Examples of platforms are MuleSoft and Boomi.
Choosing a platform for all our integration makes streamlining our architecture much easier, as it will limit our choices in a good way. The big downside is the lock-in effect. It will be much harder to migrate from.
The alternative to using a platform is using smaller building blocks to create our architecture. This approach allows us to combine products such as API Gateways, queues, workflow engines, and other building blocks we have looked at. We are making it much easier to replace specific products as things evolve.
Integration solutions are notoriously complex to monitor. The main reason is that they often span over many components and systems, often both in cloud and on-premise.
As mentioned above, using a platform helps as monitoring is built-in. However, components, such as databases, FTP/SFTP servers, custom code, etcetera, are often part of the integration but are outside the platform and need monitoring.
Further, all the major cloud platforms have their own monitoring solution. But again, more is needed, especially if we have integrations that span both the cloud and our on-premise systems.
Many products try to solve this by offering end-to-end tracing and monitoring. A few examples are Nodinite, New Relic, Dynatrace.

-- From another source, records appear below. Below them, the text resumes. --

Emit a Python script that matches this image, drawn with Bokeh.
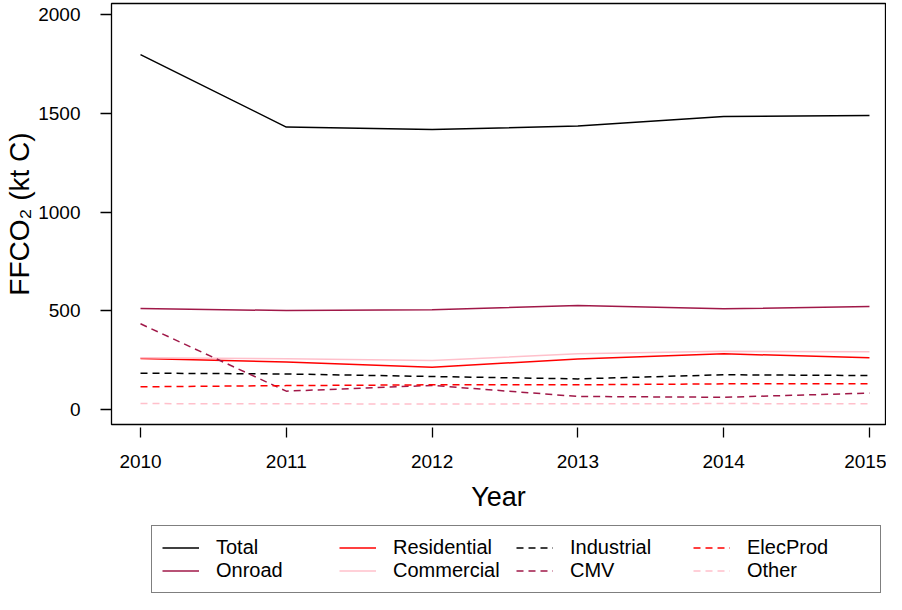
from bokeh.plotting import figure
from bokeh.layouts import column
from bokeh.models import Range1d, FixedTicker, Legend, LegendItem
from bokeh.embed import file_html
from bokeh.resources import INLINE

# ---- data ----
years = [2010, 2011, 2012, 2013, 2014, 2015]
total = [1797, 1430, 1418, 1435, 1483, 1489]
onroad = [511, 501, 505, 527, 510, 521]
residential = [258, 240, 214, 256, 282, 262]
commercial = [262, 257, 248, 282, 295, 292]
industrial = [184, 180, 167, 155, 176, 172]
cmv = [434, 93, 122, 66, 62, 83]
elecprod = [115, 121, 125, 125, 130, 130]
other = [30, 29, 28, 29, 30, 29]
y_ticks = [0, 500, 1000, 1500, 2000]

series = [
    ("Total", total, "#000000", "solid"),
    ("Onroad", onroad, "#A01848", "solid"),
    ("Residential", residential, "#FF0000", "solid"),
    ("Commercial", commercial, "#FFC0CB", "solid"),
    ("Industrial", industrial, "#000000", "7 5"),
    ("CMV", cmv, "#A01848", "7 5"),
    ("ElecProd", elecprod, "#FF0000", "7 5"),
    ("Other", other, "#FFC0CB", "7 5"),
]

FONT = "Liberation Sans"

# ---------------- main plot ----------------
p = figure(width=886, height=522, output_backend="svg", toolbar_location=None,
           x_range=Range1d(2009.801, 2015.110), y_range=Range1d(-75.9, 2055.7),
           min_border_left=111, min_border_right=1, min_border_top=3, min_border_bottom=98)
p.background_fill_color = "white"
p.border_fill_color = "white"
p.xgrid.visible = False
p.ygrid.visible = False
p.outline_line_color = "black"
p.outline_line_width = 1.3

for name, vals, col, dash in series:
    p.line(years, vals, line_color=col, line_width=1.5, line_dash=dash)

xa = p.xaxis[0]
xa.ticker = FixedTicker(ticks=years)
xa.axis_line_color = None
xa.major_tick_in = -3
xa.major_tick_out = 13
xa.major_tick_line_width = 1.3
xa.minor_tick_line_color = None
xa.major_label_text_font = FONT
xa.major_label_text_font_size = "19px"
xa.major_label_text_color = "black"
xa.major_label_standoff = 17
xa.axis_label = "Year"
xa.axis_label_text_font = FONT
xa.axis_label_text_font_size = "27px"
xa.axis_label_text_font_style = "normal"
xa.axis_label_text_color = "black"
xa.axis_label_standoff = 11

ya = p.yaxis[0]
ya.ticker = FixedTicker(ticks=y_ticks)
ya.axis_line_color = None
ya.major_tick_in = 0
ya.major_tick_out = 11
ya.major_tick_line_width = 1.3
ya.minor_tick_line_color = None
ya.major_label_orientation = "horizontal"
ya.major_label_text_font = FONT
ya.major_label_text_font_size = "19px"
ya.major_label_text_color = "black"
ya.major_label_standoff = 20
ya.axis_label = "FFCO₂ (kt C)"
ya.axis_label_text_font = FONT
ya.axis_label_text_font_size = "28px"
ya.axis_label_text_font_style = "normal"
ya.axis_label_text_color = "black"
ya.axis_label_standoff = 0

# ---------------- legend strip ----------------
lg = figure(width=886, height=72, output_backend="svg", toolbar_location=None,
            x_range=Range1d(2009.801, 2015.110), y_range=Range1d(10000, 10001),
            x_axis_type=None, y_axis_type=None,
            min_border_left=0, min_border_right=0, min_border_top=0, min_border_bottom=0)
lg.xgrid.visible = False
lg.ygrid.visible = False
lg.outline_line_color = None
lg.background_fill_color = "white"
lg.border_fill_color = "white"

items = []
for name, vals, col, dash in series:
    # same series, drawn outside this strip's visible range: only their legend keys show
    r = lg.line(years, vals, line_color=col, line_width=1.5, line_dash=dash)
    items.append(LegendItem(label=name, renderers=[r]))

legend = Legend(items=items, orientation="vertical", nrows=2,
                location=(40, 1), margin=0,
                glyph_width=37, glyph_height=23, label_standoff=17,
                label_width=123, label_height=23, spacing=0, padding=10,
                label_text_font=FONT, label_text_font_size="20px",
                label_text_color="black",
                border_line_color="black", border_line_width=1.3,
                background_fill_color="white", background_fill_alpha=1.0)
lg.add_layout(legend, "center")

layout = column(p, lg, spacing=0)
open("out.html", "w").write(file_html(layout, INLINE))
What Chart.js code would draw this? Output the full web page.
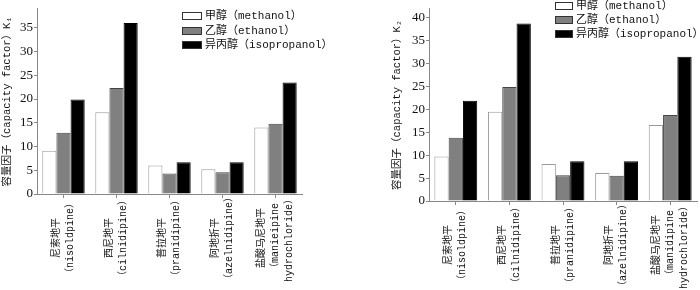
<!DOCTYPE html>
<html lang="zh">
<head>
<meta charset="UTF-8">
<title>容量因子 K1 / K2</title>
<script src="https://cdn.jsdelivr.net/npm/chart.js"></script>
<style>
  body { margin: 0; background: #fff; }
  .wrap { position: relative; width: 700px; height: 290px; }
  #k1 { position: absolute; left: 0; top: 0; }
  #k2 { position: absolute; left: 350px; top: 0; }
</style>
</head>
<body>
<div class="wrap">
  <canvas id="k1" width="350" height="290"></canvas>
  <canvas id="k2" width="350" height="290"></canvas>
</div>
<script>
// categories (one array of lines per drug)
const drugsK1 = [
  ['尼索地平', '（nisoldpine）'],
  ['西尼地平', '（cilnidipine）'],
  ['普拉地平', '（pranidipine）'],
  ['阿地折平', '（azelnidipine）'],
  ['盐酸马尼地平', '（manieipine', 'hydrochloride）']
];
const drugsK2 = [
  ['尼索地平', '（nisoldpine）'],
  ['西尼地平', '（cilnidipine）'],
  ['普拉地平', '（pranidipine）'],
  ['阿地折平', '（azelnidipine）'],
  ['盐酸马尼地平', '（manidipine', 'hydrochloride）']
];
const solvents = ['甲醇（methanol）', '乙醇（ethanol）', '异丙醇（isopropanol）'];

// capacity factor K1 (left panel)
const methanolK1 = [9.1, 17.2, 6.0, 5.2, 14.0];
const ethanolK1 = [12.9, 22.3, 4.3, 4.6, 14.8];
const isopropanolK1 = [19.9, 36.0, 6.7, 6.7, 23.5];

// capacity factor K2 (right panel)
const methanolK2 = [9.7, 19.5, 8.1, 6.1, 16.6];
const ethanolK2 = [13.8, 24.9, 5.6, 5.5, 18.8];
const isopropanolK2 = [21.9, 38.8, 8.7, 8.7, 31.5];

const yStep = 5;

const TEXT_FONT = "'Liberation Mono', 'Noto Sans CJK SC', 'DejaVu Sans Mono'";
const fills = ['#ffffff', '#808080', '#000000'];
const edges = ['#9a9a9a', '#444444', '#000000'];

// rotated, centred multi-line drug names under each bar group
const drugLabels = {
  id: 'drugLabels',
  afterDraw(chart, args, opts) {
    const xs = chart.scales.x, ctx = chart.ctx;
    ctx.save();
    ctx.font = '10px ' + TEXT_FONT;
    ctx.fillStyle = '#111';
    ctx.textAlign = 'center';
    ctx.textBaseline = 'middle';
    chart.data.labels.forEach((lines, i) => {
      const cx = xs.getPixelForTick(i);
      const cy = xs.top + opts.drop;
      lines.forEach((s, j) => {
        const dx = (j - (lines.length - 1) / 2) * opts.gap;
        ctx.save();
        ctx.translate(cx + dx, cy);
        ctx.rotate(-Math.PI / 2);
        ctx.fillText(s, 0, 0);
        ctx.restore();
      });
    });
    ctx.restore();
  }
};

const solventLegend = {
  id: 'solventLegend',
  afterDraw(chart, args, opts) {
    const ctx = chart.ctx;
    ctx.save();
    chart.data.datasets.forEach((ds, i) => {
      const y = Math.round(opts.y + i * opts.gap);
      ctx.fillStyle = ds.backgroundColor;
      ctx.fillRect(opts.x, y - 4, opts.w, 8);
      ctx.strokeStyle = '#333';
      ctx.lineWidth = 1;
      ctx.strokeRect(opts.x + 0.5, y - 3.5, opts.w - 1, 7);
      ctx.fillStyle = '#111';
      ctx.font = '11px ' + TEXT_FONT;
      ctx.textAlign = 'left';
      ctx.textBaseline = 'middle';
      ctx.fillText(ds.label, opts.x + opts.w + 3, y + 0.5);
    });
    ctx.restore();
  }
};

function makeChart(id, labels, series, yMax, title, box) {
  return new Chart(document.getElementById(id), {
    type: 'bar',
    data: {
      labels: labels,
      datasets: series.map((vals, i) => ({
        label: solvents[i],
        data: vals,
        backgroundColor: fills[i],
        borderColor: edges[i],
        borderWidth: 1,
        categoryPercentage: 0.8,
        barPercentage: 1.0
      }))
    },
    plugins: [drugLabels, solventLegend],
    options: {
      responsive: false,
      animation: false,
      layout: { padding: box.padding },
      plugins: {
        legend: { display: false },
        tooltip: { enabled: false },
        drugLabels: { drop: 44, gap: 14 },
        solventLegend: box.legend
      },
      scales: {
        x: {
          grid: { display: true, drawOnChartArea: false, drawTicks: true, tickLength: 4, offset: false, color: '#888' },
          border: { color: '#888', width: 1 },
          ticks: { display: false },
          afterFit(s) { s.height = box.xHeight; }
        },
        y: {
          min: 0,
          max: yMax,
          grid: { display: true, drawOnChartArea: false, drawTicks: true, tickLength: 3, color: '#888' },
          border: { color: '#888', width: 1 },
          ticks: {
            stepSize: yStep,
            padding: 1,
            color: '#111',
            font: { family: "'Liberation Serif', 'DejaVu Serif', serif", size: 13 }
          },
          afterBuildTicks(s) {
            const t = [];
            for (let v = 0; v <= yMax; v += yStep) t.push({ value: v });
            s.ticks = t;
          },
          title: {
            display: true,
            text: title,
            color: '#111',
            padding: { top: 1, bottom: 0 },
            font: { family: TEXT_FONT, size: 10.5 }
          },
          afterFit(s) { s.width = box.yWidth; }
        }
      }
    }
  });
}

makeChart('k1', drugsK1, [methanolK1, ethanolK1, isopropanolK1], 39,
  '容量因子（capacity factor）K₁',
  { padding: { left: 0, right: 48, top: 2, bottom: 0 }, yWidth: 37, xHeight: 96,
    legend: { x: 182, y: 16, gap: 14.5, w: 20 } });

makeChart('k2', drugsK2, [methanolK2, ethanolK2, isopropanolK2], 42,
  '容量因子（capacity factor）K₂',
  { padding: { left: 40, right: 3, top: 2, bottom: 0 }, yWidth: 39, xHeight: 89,
    legend: { x: 205, y: 6, gap: 14, w: 18 } });
</script>
</body>
</html>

But as more and more frameworks, products, and platforms embrace OpenTelemetry, the future of monitoring looks brighter than ever.
This article has highlighted the unique requirements of integration projects compared to standard software development, emphasizing the importance of guaranteed delivery, data transformation, and protocol adaptation.
We see how decoupled communication enhances system flexibility by categorizing integration patterns into synchronous and asynchronous types and focusing on the pivotal publish/subscribe model.
Furthermore, recognizing key integration components such as adapters, transformation tools, queues, event managers, orchestration tools, and API gateways is essential for creating scalable and efficient integration strategies.
With these insights, organizations can better navigate the complexities of system integration to achieve seamless connectivity between disparate systems.